Ausfertigungsdatum: 12.09.1950
(1) Wer infolge unangemessener Dauer eines Gerichtsverfahrens als Verfahrensbeteiligter einen Nachteil erleidet, wird angemessen entschädigt. Die Angemessenheit der Verfahrensdauer richtet sich nach den Umständen des Einzelfalles, insbesondere nach der Schwierigkeit und Bedeutung des Verfahrens und nach dem Verhalten der Verfahrensbeteiligten und Dritter.
(2) Ein Nachteil, der nicht Vermögensnachteil ist, wird vermutet, wenn ein Gerichtsverfahren unangemessen lange gedauert hat. Hierfür kann Entschädigung nur beansprucht werden, soweit nicht nach den Umständen des Einzelfalles Wiedergutmachung auf andere Weise gemäß Absatz 4 ausreichend ist. Die Entschädigung gemäß Satz 2 beträgt 1 200 Euro für jedes Jahr der Verzögerung. Ist der Betrag gemäß Satz 3 nach den Umständen des Einzelfalles unbillig, kann das Gericht einen höheren oder niedrigeren Betrag festsetzen.
(3) Entschädigung erhält ein Verfahrensbeteiligter nur, wenn er bei dem mit der Sache befassten Gericht die Dauer des Verfahrens gerügt hat (Verzögerungsrüge). Die Verzögerungsrüge kann erst erhoben werden, wenn Anlass zur Besorgnis besteht, dass das Verfahren nicht in einer angemessenen Zeit abgeschlossen wird; eine Wiederholung der Verzögerungsrüge ist frühestens nach sechs Monaten möglich, außer wenn ausnahmsweise eine kürzere Frist geboten ist. Kommt es für die Verfahrensförderung auf Umstände an, die noch nicht in das Verfahren eingeführt worden sind, muss die Rüge hierauf hinweisen. Anderenfalls werden sie von dem Gericht, das über die Entschädigung zu entscheiden hat (Entschädigungsgericht), bei der Bestimmung der angemessenen Verfahrensdauer nicht berücksichtigt. Verzögert sich das Verfahren bei einem anderen Gericht weiter, bedarf es einer erneuten Verzögerungsrüge.

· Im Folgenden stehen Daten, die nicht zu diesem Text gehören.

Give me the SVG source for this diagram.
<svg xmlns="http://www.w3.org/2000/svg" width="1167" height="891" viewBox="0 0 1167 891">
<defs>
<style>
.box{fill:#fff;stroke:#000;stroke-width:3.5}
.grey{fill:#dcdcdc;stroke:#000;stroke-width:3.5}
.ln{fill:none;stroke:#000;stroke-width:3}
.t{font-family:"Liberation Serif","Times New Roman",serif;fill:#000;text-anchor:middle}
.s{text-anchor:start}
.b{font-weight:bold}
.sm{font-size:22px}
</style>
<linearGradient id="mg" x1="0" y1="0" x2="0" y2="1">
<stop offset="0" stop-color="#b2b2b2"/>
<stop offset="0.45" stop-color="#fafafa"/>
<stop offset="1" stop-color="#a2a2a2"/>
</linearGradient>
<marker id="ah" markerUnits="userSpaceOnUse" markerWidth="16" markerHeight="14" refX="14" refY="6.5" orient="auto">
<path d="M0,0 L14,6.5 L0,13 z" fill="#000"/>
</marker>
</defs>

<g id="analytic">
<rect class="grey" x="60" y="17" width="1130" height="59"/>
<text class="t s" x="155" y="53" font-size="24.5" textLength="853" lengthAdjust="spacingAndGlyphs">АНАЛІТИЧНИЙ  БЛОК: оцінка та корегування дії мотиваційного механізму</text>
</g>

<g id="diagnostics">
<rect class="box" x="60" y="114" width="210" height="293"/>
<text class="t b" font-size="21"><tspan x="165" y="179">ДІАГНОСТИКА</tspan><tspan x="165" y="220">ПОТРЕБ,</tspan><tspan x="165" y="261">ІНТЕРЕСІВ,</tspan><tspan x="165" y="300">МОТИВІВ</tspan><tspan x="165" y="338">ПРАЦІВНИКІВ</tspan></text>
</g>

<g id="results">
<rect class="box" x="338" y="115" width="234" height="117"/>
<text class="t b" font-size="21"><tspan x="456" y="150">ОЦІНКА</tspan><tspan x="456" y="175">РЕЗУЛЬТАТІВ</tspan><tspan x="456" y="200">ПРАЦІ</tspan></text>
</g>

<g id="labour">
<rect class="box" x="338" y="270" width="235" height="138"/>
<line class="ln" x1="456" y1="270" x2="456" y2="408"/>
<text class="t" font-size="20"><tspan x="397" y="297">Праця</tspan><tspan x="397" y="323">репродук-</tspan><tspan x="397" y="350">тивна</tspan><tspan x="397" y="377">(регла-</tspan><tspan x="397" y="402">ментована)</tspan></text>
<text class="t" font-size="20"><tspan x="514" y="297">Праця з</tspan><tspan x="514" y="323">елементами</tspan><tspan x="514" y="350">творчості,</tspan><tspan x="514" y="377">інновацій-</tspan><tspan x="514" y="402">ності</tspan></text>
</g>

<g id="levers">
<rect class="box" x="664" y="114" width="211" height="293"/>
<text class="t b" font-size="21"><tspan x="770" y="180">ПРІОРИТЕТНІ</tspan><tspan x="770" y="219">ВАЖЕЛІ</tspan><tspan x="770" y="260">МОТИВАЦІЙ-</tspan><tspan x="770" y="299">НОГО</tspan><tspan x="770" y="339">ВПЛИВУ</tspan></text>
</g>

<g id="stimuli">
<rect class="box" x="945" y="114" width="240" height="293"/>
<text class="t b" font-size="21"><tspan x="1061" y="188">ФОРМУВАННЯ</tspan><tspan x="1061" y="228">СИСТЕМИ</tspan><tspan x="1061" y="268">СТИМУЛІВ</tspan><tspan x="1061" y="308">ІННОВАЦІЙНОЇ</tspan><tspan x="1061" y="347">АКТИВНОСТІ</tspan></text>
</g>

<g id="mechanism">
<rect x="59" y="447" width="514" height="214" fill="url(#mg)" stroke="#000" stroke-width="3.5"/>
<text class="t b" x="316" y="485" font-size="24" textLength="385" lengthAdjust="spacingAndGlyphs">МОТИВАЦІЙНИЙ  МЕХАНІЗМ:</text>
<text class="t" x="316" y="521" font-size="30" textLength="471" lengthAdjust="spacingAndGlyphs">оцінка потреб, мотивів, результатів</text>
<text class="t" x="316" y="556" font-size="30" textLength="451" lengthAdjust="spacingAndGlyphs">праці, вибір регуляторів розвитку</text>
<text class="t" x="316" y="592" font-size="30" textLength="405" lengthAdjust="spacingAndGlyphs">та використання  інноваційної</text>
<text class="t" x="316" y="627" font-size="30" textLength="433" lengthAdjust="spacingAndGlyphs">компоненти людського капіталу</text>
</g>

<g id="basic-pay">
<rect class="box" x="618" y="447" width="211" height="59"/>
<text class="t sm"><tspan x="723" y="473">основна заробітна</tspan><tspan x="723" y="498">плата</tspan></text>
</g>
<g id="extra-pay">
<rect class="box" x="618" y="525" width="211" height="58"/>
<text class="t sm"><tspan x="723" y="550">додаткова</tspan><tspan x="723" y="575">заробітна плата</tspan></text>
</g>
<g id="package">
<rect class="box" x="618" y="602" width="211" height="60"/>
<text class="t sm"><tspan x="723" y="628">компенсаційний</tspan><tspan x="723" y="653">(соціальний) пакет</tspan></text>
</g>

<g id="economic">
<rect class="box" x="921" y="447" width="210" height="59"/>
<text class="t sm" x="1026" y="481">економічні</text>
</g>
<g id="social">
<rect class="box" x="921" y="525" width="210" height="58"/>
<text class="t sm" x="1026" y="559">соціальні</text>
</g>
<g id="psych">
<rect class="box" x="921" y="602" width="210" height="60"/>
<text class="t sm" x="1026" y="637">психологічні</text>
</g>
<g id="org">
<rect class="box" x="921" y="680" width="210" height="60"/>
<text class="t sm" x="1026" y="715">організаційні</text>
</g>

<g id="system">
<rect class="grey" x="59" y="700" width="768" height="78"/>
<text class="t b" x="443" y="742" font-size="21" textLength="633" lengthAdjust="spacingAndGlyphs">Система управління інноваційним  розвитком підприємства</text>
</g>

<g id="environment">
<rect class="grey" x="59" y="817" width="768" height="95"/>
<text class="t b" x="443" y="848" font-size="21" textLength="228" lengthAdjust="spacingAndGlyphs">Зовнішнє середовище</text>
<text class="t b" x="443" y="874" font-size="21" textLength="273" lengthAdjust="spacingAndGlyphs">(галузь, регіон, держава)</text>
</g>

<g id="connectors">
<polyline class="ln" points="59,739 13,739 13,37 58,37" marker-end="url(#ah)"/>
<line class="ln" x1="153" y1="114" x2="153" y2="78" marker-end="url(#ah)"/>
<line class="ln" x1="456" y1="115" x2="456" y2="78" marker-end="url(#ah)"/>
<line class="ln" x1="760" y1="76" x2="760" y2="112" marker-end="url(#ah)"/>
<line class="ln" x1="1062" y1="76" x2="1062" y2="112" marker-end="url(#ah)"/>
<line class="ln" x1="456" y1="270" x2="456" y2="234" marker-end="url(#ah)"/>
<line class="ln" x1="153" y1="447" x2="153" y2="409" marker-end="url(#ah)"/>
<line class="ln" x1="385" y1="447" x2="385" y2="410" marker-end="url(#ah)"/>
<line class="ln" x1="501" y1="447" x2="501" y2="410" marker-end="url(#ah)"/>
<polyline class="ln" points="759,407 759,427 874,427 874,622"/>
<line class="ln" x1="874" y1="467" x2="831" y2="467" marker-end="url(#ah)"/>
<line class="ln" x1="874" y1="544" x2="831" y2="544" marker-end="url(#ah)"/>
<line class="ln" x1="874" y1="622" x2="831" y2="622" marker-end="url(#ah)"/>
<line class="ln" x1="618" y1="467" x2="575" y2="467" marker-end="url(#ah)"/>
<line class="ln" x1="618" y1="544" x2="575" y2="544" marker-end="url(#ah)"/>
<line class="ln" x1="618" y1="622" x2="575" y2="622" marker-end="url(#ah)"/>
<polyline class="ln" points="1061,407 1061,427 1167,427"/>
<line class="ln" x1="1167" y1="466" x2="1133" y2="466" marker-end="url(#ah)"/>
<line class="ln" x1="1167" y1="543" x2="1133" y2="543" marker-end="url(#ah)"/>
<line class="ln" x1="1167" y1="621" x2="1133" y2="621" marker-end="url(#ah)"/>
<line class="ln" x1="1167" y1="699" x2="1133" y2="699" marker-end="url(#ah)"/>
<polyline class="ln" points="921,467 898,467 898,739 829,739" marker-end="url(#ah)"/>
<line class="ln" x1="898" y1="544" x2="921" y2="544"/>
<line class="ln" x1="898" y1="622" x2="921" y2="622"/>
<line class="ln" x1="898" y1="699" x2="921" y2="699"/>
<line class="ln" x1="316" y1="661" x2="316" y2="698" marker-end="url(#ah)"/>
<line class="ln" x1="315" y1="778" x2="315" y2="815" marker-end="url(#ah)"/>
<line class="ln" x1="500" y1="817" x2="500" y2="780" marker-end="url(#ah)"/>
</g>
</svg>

(4) Wiedergutmachung auf andere Weise ist insbesondere möglich durch die Feststellung des Entschädigungsgerichts, dass die Verfahrensdauer unangemessen war. Die Feststellung setzt keinen Antrag voraus. Sie kann in schwerwiegenden Fällen neben der Entschädigung ausgesprochen werden; ebenso kann sie ausgesprochen werden, wenn eine oder mehrere Voraussetzungen des Absatzes 3 nicht erfüllt sind.
(5) Eine Klage zur Durchsetzung eines Anspruchs nach Absatz 1 kann frühestens sechs Monate nach Erhebung der Verzögerungsrüge erhoben werden. Die Klage muss spätestens sechs Monate nach Eintritt der Rechtskraft der Entscheidung, die das Verfahren beendet, oder einer anderen Erledigung des Verfahrens erhoben werden. Bis zur rechtskräftigen Entscheidung über die Klage ist der Anspruch nicht übertragbar.